Exercise requirements - Only the lines from the start of the data through the line with "1255700, 352000, null];" belong in the copy. Restate them word for word, minus the pictures.
==== Task material
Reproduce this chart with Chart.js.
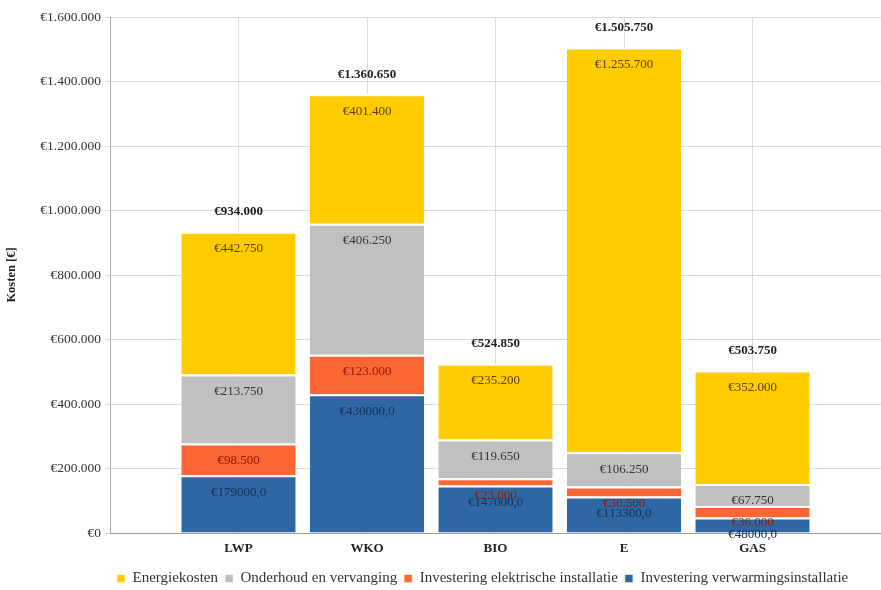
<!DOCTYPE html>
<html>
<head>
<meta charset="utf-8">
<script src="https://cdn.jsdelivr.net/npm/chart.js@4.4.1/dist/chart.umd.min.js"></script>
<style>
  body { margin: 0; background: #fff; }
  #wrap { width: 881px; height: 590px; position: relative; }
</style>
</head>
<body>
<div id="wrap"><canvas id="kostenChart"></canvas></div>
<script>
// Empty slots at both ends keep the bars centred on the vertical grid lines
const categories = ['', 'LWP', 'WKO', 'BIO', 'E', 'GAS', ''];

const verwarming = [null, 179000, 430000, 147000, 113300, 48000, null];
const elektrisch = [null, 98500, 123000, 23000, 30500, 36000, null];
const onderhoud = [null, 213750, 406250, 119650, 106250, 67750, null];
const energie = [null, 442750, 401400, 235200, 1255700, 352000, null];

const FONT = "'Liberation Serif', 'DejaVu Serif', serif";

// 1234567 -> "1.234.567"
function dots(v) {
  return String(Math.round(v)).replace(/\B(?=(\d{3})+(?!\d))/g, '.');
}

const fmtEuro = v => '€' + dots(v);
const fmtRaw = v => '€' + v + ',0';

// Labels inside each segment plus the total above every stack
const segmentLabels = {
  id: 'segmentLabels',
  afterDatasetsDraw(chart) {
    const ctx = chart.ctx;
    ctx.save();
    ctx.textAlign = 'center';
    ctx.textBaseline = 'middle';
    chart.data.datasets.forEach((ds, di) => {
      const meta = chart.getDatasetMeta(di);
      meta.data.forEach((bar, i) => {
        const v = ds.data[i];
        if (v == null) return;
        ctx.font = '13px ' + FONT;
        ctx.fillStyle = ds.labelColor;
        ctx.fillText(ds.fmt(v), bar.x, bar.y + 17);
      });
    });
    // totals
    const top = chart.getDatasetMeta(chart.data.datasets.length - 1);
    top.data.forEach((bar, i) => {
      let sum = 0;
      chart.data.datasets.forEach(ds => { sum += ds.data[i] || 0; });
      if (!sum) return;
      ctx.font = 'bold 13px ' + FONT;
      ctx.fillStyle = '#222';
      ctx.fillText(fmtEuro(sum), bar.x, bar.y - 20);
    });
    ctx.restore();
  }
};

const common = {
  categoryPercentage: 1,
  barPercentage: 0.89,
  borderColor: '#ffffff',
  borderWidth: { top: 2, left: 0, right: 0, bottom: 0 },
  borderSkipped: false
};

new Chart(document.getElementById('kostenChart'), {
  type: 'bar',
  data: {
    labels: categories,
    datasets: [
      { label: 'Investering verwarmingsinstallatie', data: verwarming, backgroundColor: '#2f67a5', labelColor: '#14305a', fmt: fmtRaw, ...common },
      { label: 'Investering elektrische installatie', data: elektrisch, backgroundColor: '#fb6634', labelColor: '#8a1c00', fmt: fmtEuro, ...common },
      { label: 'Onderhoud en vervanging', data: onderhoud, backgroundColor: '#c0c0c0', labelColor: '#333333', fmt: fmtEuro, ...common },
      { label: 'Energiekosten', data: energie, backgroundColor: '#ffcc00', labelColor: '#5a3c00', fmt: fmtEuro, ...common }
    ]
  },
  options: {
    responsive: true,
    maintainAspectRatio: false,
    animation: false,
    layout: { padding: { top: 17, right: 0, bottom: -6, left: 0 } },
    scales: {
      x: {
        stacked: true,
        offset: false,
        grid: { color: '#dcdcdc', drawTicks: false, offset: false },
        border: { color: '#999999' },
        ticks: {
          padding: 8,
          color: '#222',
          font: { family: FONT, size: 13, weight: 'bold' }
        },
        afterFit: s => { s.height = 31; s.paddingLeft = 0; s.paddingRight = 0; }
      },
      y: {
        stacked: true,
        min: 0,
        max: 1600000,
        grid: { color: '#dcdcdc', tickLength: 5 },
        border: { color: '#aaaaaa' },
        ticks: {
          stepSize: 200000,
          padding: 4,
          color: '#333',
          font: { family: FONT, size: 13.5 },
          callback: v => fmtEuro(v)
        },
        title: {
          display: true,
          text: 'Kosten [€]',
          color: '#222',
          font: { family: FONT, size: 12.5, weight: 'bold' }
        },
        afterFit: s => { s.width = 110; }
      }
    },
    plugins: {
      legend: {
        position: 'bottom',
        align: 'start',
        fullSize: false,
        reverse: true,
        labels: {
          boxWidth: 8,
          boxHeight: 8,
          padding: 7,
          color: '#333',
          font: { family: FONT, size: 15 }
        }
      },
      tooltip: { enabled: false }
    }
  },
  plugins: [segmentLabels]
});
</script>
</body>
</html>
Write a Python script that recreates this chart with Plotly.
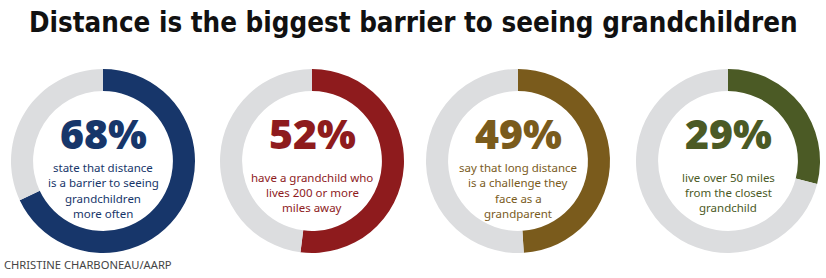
========
Result -
Reproduce this chart with Chart.js.
<!DOCTYPE html>
<html>
<head>
<meta charset="utf-8">
<script src="https://cdn.jsdelivr.net/npm/chart.js@4.4.1/dist/chart.umd.min.js"></script>
<style>
  body { margin: 0; background: #fff; }
  #wrap { width: 881px; height: 590px; position: relative; }
</style>
</head>
<body>
<div id="wrap"><canvas id="kostenChart"></canvas></div>
<script>
// Empty slots at both ends keep the bars centred on the vertical grid lines
const categories = ['', 'LWP', 'WKO', 'BIO', 'E', 'GAS', ''];

const verwarming = [null, 179000, 430000, 147000, 113300, 48000, null];
const elektrisch = [null, 98500, 123000, 23000, 30500, 36000, null];
const onderhoud = [null, 213750, 406250, 119650, 106250, 67750, null];
const energie = [null, 442750, 401400, 235200, 1255700, 352000, null];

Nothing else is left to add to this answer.